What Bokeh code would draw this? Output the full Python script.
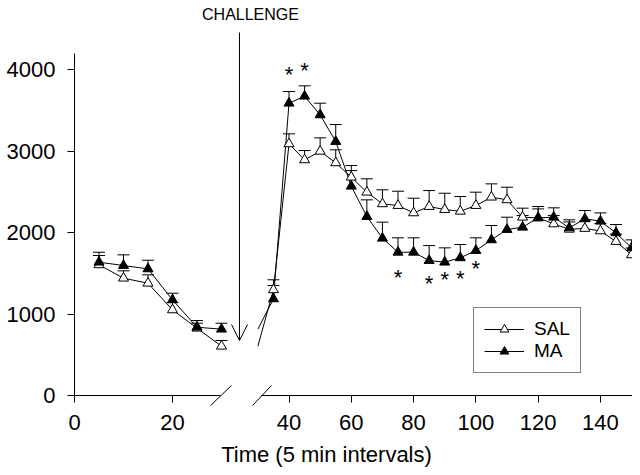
from bokeh.plotting import figure
from bokeh.layouts import column, row
from bokeh.models import Range1d, Arrow, OpenHead, Label, Legend, LegendItem, FixedTicker
from bokeh.core.properties import value
from bokeh.embed import file_html
from bokeh.resources import INLINE

# ---------------- data ----------------
time = [5, 10, 15, 20, 25, 30, 35, 40, 45, 50, 55, 60, 65, 70, 75, 80, 85, 90, 95, 100,
        105, 110, 115, 120, 125, 130, 135, 140, 145, 150]
sal_mean = [1604, 1440, 1378, 1051, 826, 605, 1297, 3088, 2892, 2997, 2855, 2679, 2495, 2352, 2331,
            2241, 2319, 2282, 2261, 2331, 2434, 2401, 2188, 2180, 2106, 2040, 2050, 2020, 1890, 1726]
sal_sem = [114, 90, 103, 90, 61, 70, 123, 123, 114, 165, 160, 143, 164, 172, 176,
           180, 196, 200, 181, 164, 163, 155, 111, 110, 104, 90, 90, 90, 90, 84]
ma_mean = [1636, 1595, 1554, 1174, 838, 814, 1186, 3587, 3673, 3444, 3117, 2568, 2196, 1930, 1758,
           1758, 1656, 1636, 1690, 1779, 1910, 2037, 2065, 2180, 2188, 2057, 2168, 2139, 1996, 1812]
ma_sem = [122, 131, 106, 81, 82, 73, 164, 143, 127, 143, 208, 192, 205, 197, 177,
          177, 184, 176, 163, 156, 176, 151, 144, 139, 115, 99, 102, 102, 102, 98]
star_time = [40, 45, 75, 85, 90, 95, 100]
star_level = [3996, 4049, 1513, 1436, 1485, 1497, 1616]
left_ticks = [0, 20]
right_ticks = [40, 60, 80, 100, 120, 140]
y_ticks = [0, 1000, 2000, 3000, 4000]
break_time = 30  # last time before the axis break

FONT = "Liberation Sans"

# ---------------- helpers ----------------
def sub(arr, idx):
    return [arr[i] for i in idx]

left_idx = [i for i, t in enumerate(time) if t <= break_time]
right_line_idx = [i for i, t in enumerate(time) if t >= break_time]
right_mark_idx = [i for i, t in enumerate(time) if t > break_time]

# frames span the whole row; axes are fixed at x = 0 / y = 0 inside them
Y_RANGE = (-552, 4479)
SERIES = (("SAL", sal_mean, sal_sem, "white"), ("MA", ma_mean, ma_sem, "black"))


def style_axes(p):
    for ax in p.axis:
        ax.axis_line_color = "black"
        ax.axis_line_width = 1
        ax.major_tick_line_color = "black"
        ax.major_tick_out = 7
        ax.major_tick_in = 0
        ax.minor_tick_line_color = None
        ax.major_label_text_font = FONT
        ax.major_label_text_font_size = "22px"
        ax.major_label_text_color = "black"


def draw_series(p, line_idx, mark_idx):
    rs = {}
    for name, mean, sem, fill in SERIES:
        rs[name + "_line"] = p.line(sub(time, line_idx), sub(mean, line_idx),
                                    line_color="black", line_width=1)
    for name, mean, sem, fill in SERIES:
        tx = sub(time, mark_idx)
        lo = sub(mean, mark_idx)
        hi = [m + s for m, s in zip(lo, sub(sem, mark_idx))]
        p.segment(x0=tx, y0=lo, x1=tx, y1=hi, line_color="black", line_width=1)
        p.scatter(x=tx, y=hi, marker="dash", size=12, line_color="black", line_width=1)
    for name, mean, sem, fill in SERIES:
        rs[name + "_mark"] = p.scatter(x=sub(time, mark_idx), y=sub(mean, mark_idx),
                                       marker="triangle", size=10, fill_color=fill,
                                       line_color="black", line_width=1)
    return rs


def base_fig(width, **kw):
    p = figure(width=width, height=410, y_range=Range1d(*Y_RANGE),
               output_backend="svg", toolbar_location=None, min_border=0, **kw)
    p.outline_line_color = None
    p.grid.visible = False
    p.background_fill_color = "white"
    p.border_fill_color = "white"
    p.xaxis.fixed_location = 0
    return p


def break_mark(p, x0, x1):
    p.add_layout(Arrow(x_start=x0, y_start=-123, x_end=x1, y_end=123,
                       line_color="black", line_width=1, end=None))


# ---------------- left panel ----------------
pL = base_fig(248, x_range=Range1d(-15.10, 35.51))
pL.yaxis.fixed_location = 0
draw_series(pL, left_idx, left_idx)
pL.xaxis.ticker = FixedTicker(ticks=left_ticks)
pL.xaxis.bounds = (0, 29.8)
pL.xaxis.major_label_standoff = 12
pL.yaxis.ticker = FixedTicker(ticks=y_ticks)
pL.yaxis.bounds = (0, 4200)
pL.yaxis.major_label_standoff = 12
style_axes(pL)

# challenge arrow
pL.add_layout(Arrow(x_start=33.67, y_start=4454, x_end=33.67, y_end=675,
                    line_color="black", line_width=1,
                    end=OpenHead(size=16, line_color="black", line_width=1)))
break_mark(pL, 27.76, 32.04)

# ---------------- right panel ----------------
pR = base_fig(384, x_range=Range1d(26.99, 150.3), y_axis_location=None)
rs = draw_series(pR, right_line_idx, right_mark_idx)
pR.xaxis.ticker = FixedTicker(ticks=right_ticks)
pR.xaxis.bounds = (31.1, 150.3)
pR.xaxis.major_label_standoff = 12
style_axes(pR)
break_mark(pR, 28.27, 34.38)

pR.text(x=star_time, y=star_level, text=["*"] * len(star_time),
        text_font=value(FONT), text_font_size="22px", text_color="black",
        text_align="center", text_baseline="middle", y_offset=5)

legend = Legend(items=[LegendItem(label="SAL", renderers=[rs["SAL_line"], rs["SAL_mark"]]),
                       LegendItem(label="MA", renderers=[rs["MA_line"], rs["MA_mark"]])],
                location=(225, 67), padding=10, spacing=0, margin=0,
                glyph_width=40, glyph_height=22, label_height=22, label_standoff=10,
                label_text_font=FONT, label_text_font_size="19px", label_text_color="black",
                border_line_color="black", border_line_width=1,
                background_fill_color="white", background_fill_alpha=1)
pR.add_layout(legend)

# ---------------- text strips ----------------
def strip(h):
    s = figure(width=632, height=h, x_range=Range1d(0, 632), y_range=Range1d(0, h),
               output_backend="svg", toolbar_location=None,
               x_axis_location=None, y_axis_location=None, min_border=0)
    s.outline_line_color = None
    s.grid.visible = False
    s.border_fill_color = "white"
    return s

top = strip(30)
top.add_layout(Label(x=250, y=16.5, text="CHALLENGE", text_font=FONT, text_font_size="16px",
                     text_color="black", text_align="center", text_baseline="middle"))
bottom = strip(27)
bottom.add_layout(Label(x=326, y=13, text="Time (5 min intervals)", text_font=FONT,
                        text_font_size="22px", text_color="black", text_align="center",
                        text_baseline="middle"))

layout = column(top, row(pL, pR, spacing=0), bottom, spacing=0)
open("out.html", "w").write(file_html(layout, INLINE))
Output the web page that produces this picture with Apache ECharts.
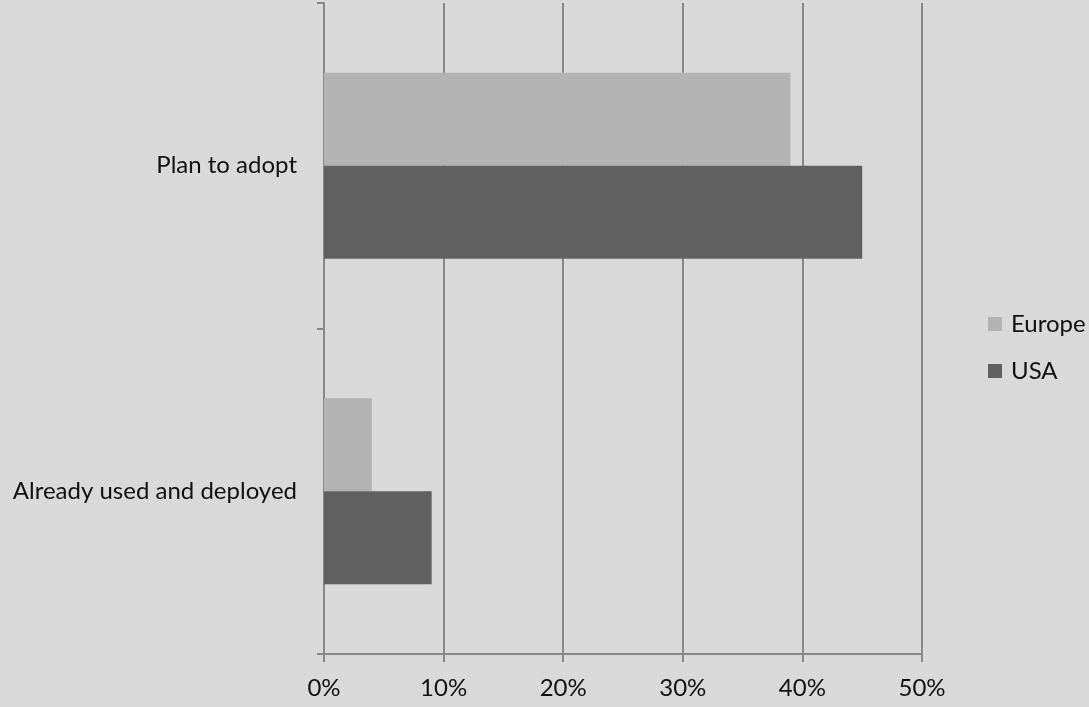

#####

Stated exercise: Without the pictures, print the records in full, exactly as they appear.

Problem solution:
What Bokeh code would draw this? Output the full Python script.
from bokeh.plotting import figure
from bokeh.layouts import column, row
from bokeh.models import Range1d, Arrow, OpenHead, Label, Legend, LegendItem, FixedTicker
from bokeh.core.properties import value
from bokeh.embed import file_html
from bokeh.resources import INLINE

# ---------------- data ----------------
time = [5, 10, 15, 20, 25, 30, 35, 40, 45, 50, 55, 60, 65, 70, 75, 80, 85, 90, 95, 100,
        105, 110, 115, 120, 125, 130, 135, 140, 145, 150]
sal_mean = [1604, 1440, 1378, 1051, 826, 605, 1297, 3088, 2892, 2997, 2855, 2679, 2495, 2352, 2331,
            2241, 2319, 2282, 2261, 2331, 2434, 2401, 2188, 2180, 2106, 2040, 2050, 2020, 1890, 1726]
sal_sem = [114, 90, 103, 90, 61, 70, 123, 123, 114, 165, 160, 143, 164, 172, 176,
           180, 196, 200, 181, 164, 163, 155, 111, 110, 104, 90, 90, 90, 90, 84]
ma_mean = [1636, 1595, 1554, 1174, 838, 814, 1186, 3587, 3673, 3444, 3117, 2568, 2196, 1930, 1758,
           1758, 1656, 1636, 1690, 1779, 1910, 2037, 2065, 2180, 2188, 2057, 2168, 2139, 1996, 1812]
ma_sem = [122, 131, 106, 81, 82, 73, 164, 143, 127, 143, 208, 192, 205, 197, 177,
          177, 184, 176, 163, 156, 176, 151, 144, 139, 115, 99, 102, 102, 102, 98]
star_time = [40, 45, 75, 85, 90, 95, 100]
star_level = [3996, 4049, 1513, 1436, 1485, 1497, 1616]
left_ticks = [0, 20]
right_ticks = [40, 60, 80, 100, 120, 140]
y_ticks = [0, 1000, 2000, 3000, 4000]
break_time = 30  # last time before the axis break

FONT = "Liberation Sans"

# ---------------- helpers ----------------
def sub(arr, idx):
    return [arr[i] for i in idx]

left_idx = [i for i, t in enumerate(time) if t <= break_time]
right_line_idx = [i for i, t in enumerate(time) if t >= break_time]
right_mark_idx = [i for i, t in enumerate(time) if t > break_time]

# frames span the whole row; axes are fixed at x = 0 / y = 0 inside them
Y_RANGE = (-552, 4479)
SERIES = (("SAL", sal_mean, sal_sem, "white"), ("MA", ma_mean, ma_sem, "black"))


def style_axes(p):
    for ax in p.axis:
        ax.axis_line_color = "black"
        ax.axis_line_width = 1
        ax.major_tick_line_color = "black"
        ax.major_tick_out = 7
        ax.major_tick_in = 0
        ax.minor_tick_line_color = None
        ax.major_label_text_font = FONT
        ax.major_label_text_font_size = "22px"
        ax.major_label_text_color = "black"


def draw_series(p, line_idx, mark_idx):
    rs = {}
    for name, mean, sem, fill in SERIES:
        rs[name + "_line"] = p.line(sub(time, line_idx), sub(mean, line_idx),
                                    line_color="black", line_width=1)
    for name, mean, sem, fill in SERIES:
        tx = sub(time, mark_idx)
        lo = sub(mean, mark_idx)
        hi = [m + s for m, s in zip(lo, sub(sem, mark_idx))]
        p.segment(x0=tx, y0=lo, x1=tx, y1=hi, line_color="black", line_width=1)
        p.scatter(x=tx, y=hi, marker="dash", size=12, line_color="black", line_width=1)
    for name, mean, sem, fill in SERIES:
        rs[name + "_mark"] = p.scatter(x=sub(time, mark_idx), y=sub(mean, mark_idx),
                                       marker="triangle", size=10, fill_color=fill,
                                       line_color="black", line_width=1)
    return rs


def base_fig(width, **kw):
    p = figure(width=width, height=410, y_range=Range1d(*Y_RANGE),
               output_backend="svg", toolbar_location=None, min_border=0, **kw)
    p.outline_line_color = None
    p.grid.visible = False
    p.background_fill_color = "white"
    p.border_fill_color = "white"
    p.xaxis.fixed_location = 0
    return p


def break_mark(p, x0, x1):
    p.add_layout(Arrow(x_start=x0, y_start=-123, x_end=x1, y_end=123,
                       line_color="black", line_width=1, end=None))


# ---------------- left panel ----------------
pL = base_fig(248, x_range=Range1d(-15.10, 35.51))
pL.yaxis.fixed_location = 0
draw_series(pL, left_idx, left_idx)
pL.xaxis.ticker = FixedTicker(ticks=left_ticks)
pL.xaxis.bounds = (0, 29.8)
pL.xaxis.major_label_standoff = 12
pL.yaxis.ticker = FixedTicker(ticks=y_ticks)
pL.yaxis.bounds = (0, 4200)
pL.yaxis.major_label_standoff = 12
style_axes(pL)

# challenge arrow
pL.add_layout(Arrow(x_start=33.67, y_start=4454, x_end=33.67, y_end=675,
                    line_color="black", line_width=1,
                    end=OpenHead(size=16, line_color="black", line_width=1)))
break_mark(pL, 27.76, 32.04)

# ---------------- right panel ----------------
pR = base_fig(384, x_range=Range1d(26.99, 150.3), y_axis_location=None)
rs = draw_series(pR, right_line_idx, right_mark_idx)
pR.xaxis.ticker = FixedTicker(ticks=right_ticks)
pR.xaxis.bounds = (31.1, 150.3)
pR.xaxis.major_label_standoff = 12
style_axes(pR)
break_mark(pR, 28.27, 34.38)

pR.text(x=star_time, y=star_level, text=["*"] * len(star_time),
        text_font=value(FONT), text_font_size="22px", text_color="black",
        text_align="center", text_baseline="middle", y_offset=5)

legend = Legend(items=[LegendItem(label="SAL", renderers=[rs["SAL_line"], rs["SAL_mark"]]),
                       LegendItem(label="MA", renderers=[rs["MA_line"], rs["MA_mark"]])],
                location=(225, 67), padding=10, spacing=0, margin=0,
                glyph_width=40, glyph_height=22, label_height=22, label_standoff=10,
                label_text_font=FONT, label_text_font_size="19px", label_text_color="black",
                border_line_color="black", border_line_width=1,
                background_fill_color="white", background_fill_alpha=1)
pR.add_layout(legend)

# ---------------- text strips ----------------
def strip(h):
    s = figure(width=632, height=h, x_range=Range1d(0, 632), y_range=Range1d(0, h),
               output_backend="svg", toolbar_location=None,
               x_axis_location=None, y_axis_location=None, min_border=0)
    s.outline_line_color = None
    s.grid.visible = False
    s.border_fill_color = "white"
    return s

top = strip(30)
top.add_layout(Label(x=250, y=16.5, text="CHALLENGE", text_font=FONT, text_font_size="16px",
                     text_color="black", text_align="center", text_baseline="middle"))
bottom = strip(27)
bottom.add_layout(Label(x=326, y=13, text="Time (5 min intervals)", text_font=FONT,
                        text_font_size="22px", text_color="black", text_align="center",
                        text_baseline="middle"))

layout = column(top, row(pL, pR, spacing=0), bottom, spacing=0)
open("out.html", "w").write(file_html(layout, INLINE))
Output the web page that produces this picture with Apache ECharts.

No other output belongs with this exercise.